Am 30. September soll Schlüssel übergeben werden

Dass es Unterstützungsversuche durch die Stadt gegeben habe, bestätigt auch der Pächter. Die Bemühungen habe er noch nicht aufgegeben, doch der Fokus lag für ihn in den vergangenen Wochen auf der Räumung des Kiosks.

In wenigen Tagen wird dieses Kapitel endgültig abgeschlossen sein. Am 30. September werde er den Schlüssel abgeben. Er blicke dankbar zurück und optimistisch nach vorn. Und er hoffe, dass das gesteckte Ziel, durch die Maßnahme mehr Sicherheit für die Bevölkerung zu erzielen, erreicht werden könne, betont er.

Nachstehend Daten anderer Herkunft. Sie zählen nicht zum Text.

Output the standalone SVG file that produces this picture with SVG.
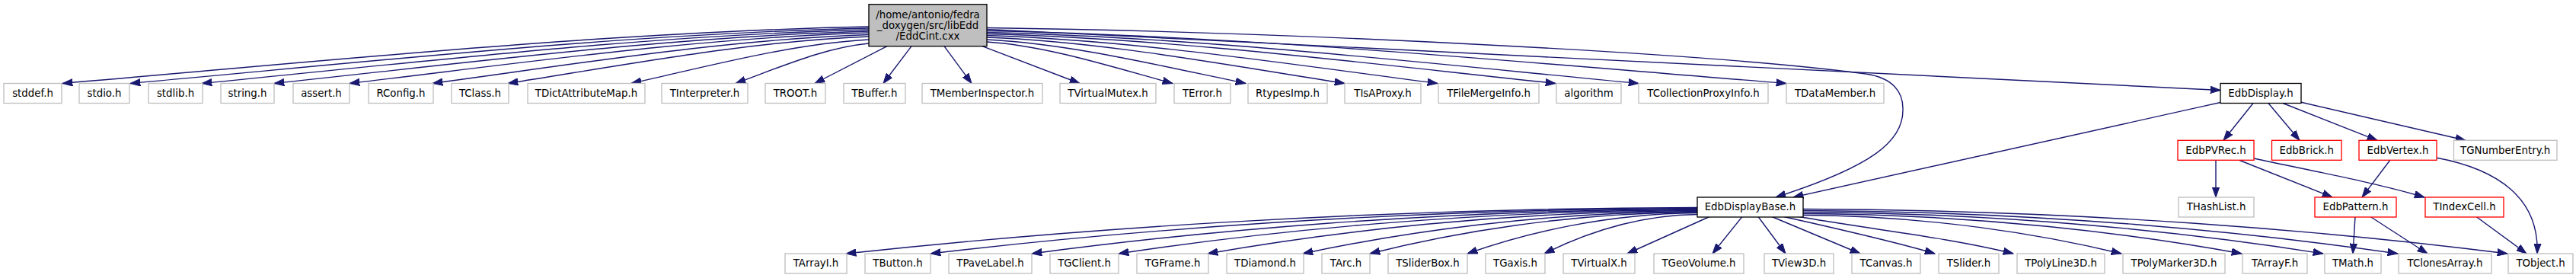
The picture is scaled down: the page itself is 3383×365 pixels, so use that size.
<svg xmlns="http://www.w3.org/2000/svg" width="3383" height="365" viewBox="0 0 3383 365">
<style>
.n rect{fill:#fff;stroke:#bfbfbf;stroke-width:1.33}
.b rect{fill:#fff;stroke:#000;stroke-width:1.33}
.r rect{fill:#fff;stroke:#ff0000;stroke-width:1.33}
.m rect{fill:#bfbfbf;stroke:#000;stroke-width:1.33}
text{font-family:"DejaVu Sans","Liberation Sans",sans-serif;font-size:13.33px;text-anchor:middle;fill:#000}
.e path{fill:none;stroke:#191970;stroke-width:1.4;marker-end:url(#a)}
</style>
<defs>
<marker id="a" markerUnits="userSpaceOnUse" markerWidth="14" markerHeight="10" viewBox="0 0 14 10" refX="13.3" refY="5" orient="auto">
<path d="M0,0.3 L13.3,5 L0,9.7 z" fill="#191970" stroke="#191970" stroke-width="1"/>
</marker>
</defs>
<rect width="3383" height="365" fill="#fff"/>
<g class="e" id="edges">
<path d="M1141,35 C791.5,42.5 431.5,79.7 82,109.5"/>
<path d="M1141,37 C821,44.3 491,80.5 171,109.5"/>
<path d="M1141,39 C852,46 554,81.3 265,109.5"/>
<path d="M1141,41 C883,47.9 617.7,82.1 360,109.5"/>
<path d="M1141,43 C916,49.7 684,82.9 459,109.5"/>
<path d="M1141,45.5 C952,51.9 757,83.9 568,109.5"/>
<path d="M1141,48 C984.6,54.2 823.4,84.9 667,109.5"/>
<path d="M1141,52 C1038,57.8 932,86.5 829,109.5"/>
<path d="M1141,57 C1083,62.3 1024,88.5 966,109.5"/>
<path d="M1165,60.7 L1070,109.5"/>
<path d="M1197,60.7 L1160,109.5"/>
<path d="M1240,60.7 L1276,109.5"/>
<path d="M1290,60.7 L1418,109.5"/>
<path d="M1296,55 C1376.5,60.5 1459.5,87.7 1540,109.5"/>
<path d="M1296,52 C1408,57.8 1524,86.5 1636,109.5"/>
<path d="M1296,49 C1451,55 1611,85.3 1766,109.5"/>
<path d="M1296,46.5 C1491,52.8 1692.6,84.3 1888,109.5"/>
<path d="M1296,44.5 C1542.5,51 1796.5,83.5 2043,109.5"/>
<path d="M1296,42.5 C1578.5,49.2 1869.5,82.7 2152,109.5"/>
<path d="M1296,40.5 C1642.5,47.4 1999.5,81.9 2346,109.5"/>
<path d="M1296,38.5 L2916,118.5"/>
<path d="M1296,36.5 C1700,42 2250,70 2450,97 C2485,102 2500,120 2499,145 C2499,185 2460,218 2332,259"/>
<path d="M2229,272.5 C1781.8,273.7 1390.5,302.75 1111,333"/>
<path d="M2229,273.5 C1826.2,274.7 1473.75,303.25 1222,333"/>
<path d="M2229,274.5 C1879.4,275.7 1573.5,303.75 1355,333"/>
<path d="M2229,275.5 C1925,276.65 1659,304.25 1469,333"/>
<path d="M2229,276.5 C1971.8,277.6 1746.75,304.75 1586,333"/>
<path d="M2229,277.5 C2021.8,278.6 1840.5,305.25 1711,333"/>
<path d="M2229,278.5 C2057,279.6 1906.5,305.75 1799,333"/>
<path d="M2229,279.5 C2108.2,280.6 2002.5,306.25 1927,333"/>
<path d="M2229,281.5 C2149.4,282.5 2079.75,307.25 2028,333"/>
<path d="M2245,284.5 L2137,333"/>
<path d="M2288,284.5 L2249,333"/>
<path d="M2309,284.5 L2345,333"/>
<path d="M2327,284.5 L2443,333"/>
<path d="M2343,284.5 C2410,300 2480,315 2541,333"/>
<path d="M2360,284 C2450,300 2560,312 2644,333"/>
<path d="M2368,282.5 C2535,283.5 2681.5,307.75 2786,333"/>
<path d="M2368,280.5 C2598.4,281.5 2800,306.75 2944,333"/>
<path d="M2368,278.5 C2641,279.6 2880,305.75 3051,333"/>
<path d="M2368,276.5 C2680.4,277.6 2953.75,304.75 3149,333"/>
<path d="M2368,274.5 C2738,275.7 3061.75,303.75 3293,333"/>
<path d="M2959,135.5 L2920,184.3"/>
<path d="M2979,135.5 L3020,184.3"/>
<path d="M2998,135.5 L3122,184.3"/>
<path d="M3021,134 L3238,184.3"/>
<path d="M2916,134.5 C2700,183 2480,230 2355,259"/>
<path d="M2910,210 L2910,259"/>
<path d="M2940,210 L3063,259"/>
<path d="M2960,208 C3040,225 3120,240 3184,259"/>
<path d="M3139,210 L3102,259"/>
<path d="M3199,207 C3280,222 3335,260 3332,333"/>
<path d="M3093,284.5 L3090,333"/>
<path d="M3113,284.5 L3188,333"/>
<path d="M3252,284.5 L3318,333"/>
</g>
<g id="main" class="m"><rect x="1141" y="5.7" width="155" height="55"/><text x="1218.5" y="23.5">/home/antonio/fedra</text><text x="1218.5" y="37.5">_doxygen/src/libEdd</text><text x="1218.5" y="51.5">/EddCint.cxx</text></g>
<g id="stddef" class="n"><rect x="5" y="109.5" width="76" height="26"/><text x="43" y="127">stddef.h</text></g>
<g id="stdio" class="n"><rect x="104" y="109.5" width="66" height="26"/><text x="137" y="127">stdio.h</text></g>
<g id="stdlib" class="n"><rect x="195" y="109.5" width="71" height="26"/><text x="230.5" y="127">stdlib.h</text></g>
<g id="string" class="n"><rect x="290" y="109.5" width="70" height="26"/><text x="325" y="127">string.h</text></g>
<g id="assert" class="n"><rect x="385" y="109.5" width="74" height="26"/><text x="422" y="127">assert.h</text></g>
<g id="RConfig" class="n"><rect x="484" y="109.5" width="85" height="26"/><text x="526.5" y="127">RConfig.h</text></g>
<g id="TClass" class="n"><rect x="593" y="109.5" width="75" height="26"/><text x="630.5" y="127">TClass.h</text></g>
<g id="TDictAttributeMap" class="n"><rect x="693" y="109.5" width="154" height="26"/><text x="770" y="127">TDictAttributeMap.h</text></g>
<g id="TInterpreter" class="n"><rect x="869" y="109.5" width="113" height="26"/><text x="925.5" y="127">TInterpreter.h</text></g>
<g id="TROOT" class="n"><rect x="1005" y="109.5" width="79" height="26"/><text x="1044.5" y="127">TROOT.h</text></g>
<g id="TBuffer" class="n"><rect x="1108" y="109.5" width="81" height="26"/><text x="1148.5" y="127">TBuffer.h</text></g>
<g id="TMemberInspector" class="n"><rect x="1211" y="109.5" width="158" height="26"/><text x="1290" y="127">TMemberInspector.h</text></g>
<g id="TVirtualMutex" class="n"><rect x="1392" y="109.5" width="126" height="26"/><text x="1455" y="127">TVirtualMutex.h</text></g>
<g id="TError" class="n"><rect x="1542" y="109.5" width="74" height="26"/><text x="1579" y="127">TError.h</text></g>
<g id="RtypesImp" class="n"><rect x="1639" y="109.5" width="104" height="26"/><text x="1691" y="127">RtypesImp.h</text></g>
<g id="TIsAProxy" class="n"><rect x="1766" y="109.5" width="100" height="26"/><text x="1816" y="127">TIsAProxy.h</text></g>
<g id="TFileMergeInfo" class="n"><rect x="1889" y="109.5" width="132" height="26"/><text x="1955" y="127">TFileMergeInfo.h</text></g>
<g id="algorithm" class="n"><rect x="2044" y="109.5" width="85" height="26"/><text x="2086.5" y="127">algorithm</text></g>
<g id="TCollectionProxyInfo" class="n"><rect x="2152" y="109.5" width="170" height="26"/><text x="2237" y="127">TCollectionProxyInfo.h</text></g>
<g id="TDataMember" class="n"><rect x="2346" y="109.5" width="128" height="26"/><text x="2410" y="127">TDataMember.h</text></g>
<g id="EdbDisplay" class="b"><rect x="2916" y="109.5" width="106" height="26"/><text x="2969" y="127">EdbDisplay.h</text></g>
<g id="EdbPVRec" class="r"><rect x="2860" y="184.3" width="100" height="26"/><text x="2910" y="201.7">EdbPVRec.h</text></g>
<g id="EdbBrick" class="r"><rect x="2983.5" y="184.3" width="91.5" height="26"/><text x="3029.2" y="201.7">EdbBrick.h</text></g>
<g id="EdbVertex" class="r"><rect x="3098" y="184.3" width="102" height="26"/><text x="3149" y="201.7">EdbVertex.h</text></g>
<g id="TGNumberEntry" class="n"><rect x="3222.5" y="184.3" width="135.5" height="26"/><text x="3290.2" y="201.7">TGNumberEntry.h</text></g>
<g id="EdbDisplayBase" class="b"><rect x="2229" y="259" width="139" height="26"/><text x="2298.5" y="276.4">EdbDisplayBase.h</text></g>
<g id="THashList" class="n"><rect x="2861" y="259" width="99" height="26"/><text x="2910.5" y="276.4">THashList.h</text></g>
<g id="EdbPattern" class="r"><rect x="3040" y="259" width="107" height="26"/><text x="3093.5" y="276.4">EdbPattern.h</text></g>
<g id="TIndexCell" class="r"><rect x="3185" y="259" width="103" height="26"/><text x="3236.5" y="276.4">TIndexCell.h</text></g>
<g id="TArrayI" class="n"><rect x="1031" y="333" width="81" height="26"/><text x="1071.5" y="350.4">TArrayI.h</text></g>
<g id="TButton" class="n"><rect x="1136" y="333" width="86" height="26"/><text x="1179" y="350.4">TButton.h</text></g>
<g id="TPaveLabel" class="n"><rect x="1246" y="333" width="109" height="26"/><text x="1300.5" y="350.4">TPaveLabel.h</text></g>
<g id="TGClient" class="n"><rect x="1379" y="333" width="90" height="26"/><text x="1424" y="350.4">TGClient.h</text></g>
<g id="TGFrame" class="n"><rect x="1493" y="333" width="94" height="26"/><text x="1540" y="350.4">TGFrame.h</text></g>
<g id="TDiamond" class="n"><rect x="1611" y="333" width="101" height="26"/><text x="1661.5" y="350.4">TDiamond.h</text></g>
<g id="TArc" class="n"><rect x="1736" y="333" width="63" height="26"/><text x="1767.5" y="350.4">TArc.h</text></g>
<g id="TSliderBox" class="n"><rect x="1823" y="333" width="104" height="26"/><text x="1875" y="350.4">TSliderBox.h</text></g>
<g id="TGaxis" class="n"><rect x="1951" y="333" width="78" height="26"/><text x="1990" y="350.4">TGaxis.h</text></g>
<g id="TVirtualX" class="n"><rect x="2053" y="333" width="94" height="26"/><text x="2100" y="350.4">TVirtualX.h</text></g>
<g id="TGeoVolume" class="n"><rect x="2172" y="333" width="118" height="26"/><text x="2231" y="350.4">TGeoVolume.h</text></g>
<g id="TView3D" class="n"><rect x="2317" y="333" width="91" height="26"/><text x="2362.5" y="350.4">TView3D.h</text></g>
<g id="TCanvas" class="n"><rect x="2432" y="333" width="90" height="26"/><text x="2477" y="350.4">TCanvas.h</text></g>
<g id="TSlider" class="n"><rect x="2546" y="333" width="79" height="26"/><text x="2585.5" y="350.4">TSlider.h</text></g>
<g id="TPolyLine3D" class="n"><rect x="2649" y="333" width="115" height="26"/><text x="2706.5" y="350.4">TPolyLine3D.h</text></g>
<g id="TPolyMarker3D" class="n"><rect x="2788" y="333" width="134" height="26"/><text x="2855" y="350.4">TPolyMarker3D.h</text></g>
<g id="TArrayF" class="n"><rect x="2945" y="333" width="85" height="26"/><text x="2987.5" y="350.4">TArrayF.h</text></g>
<g id="TMath" class="n"><rect x="3053" y="333" width="74" height="26"/><text x="3090" y="350.4">TMath.h</text></g>
<g id="TClonesArray" class="n"><rect x="3150" y="333" width="122" height="26"/><text x="3211" y="350.4">TClonesArray.h</text></g>
<g id="TObject" class="n"><rect x="3294" y="333" width="85" height="26"/><text x="3336.5" y="350.4">TObject.h</text></g>
</svg>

Aus Kiosk wird Fahrradabstellanlage

Dass es keinen Nachfolgebetrieb für den Kiosk geben wird, ist unterdessen längst bekannt. „Die Stadt erwägt, am Standort eine gesicherte Fahrradabstellanlage einzurichten. Diese soll besonders für hochwertige Räder wie E-Bikes Schutz bieten“, so Pichler. Damit werde der Verkehrsknotenpunkt „Bahnhofsvorstadt“ sinnvoll ergänzt.

Einen konkreten Zeitplan für die Realisierung dieser Pläne gebe es allerdings nicht.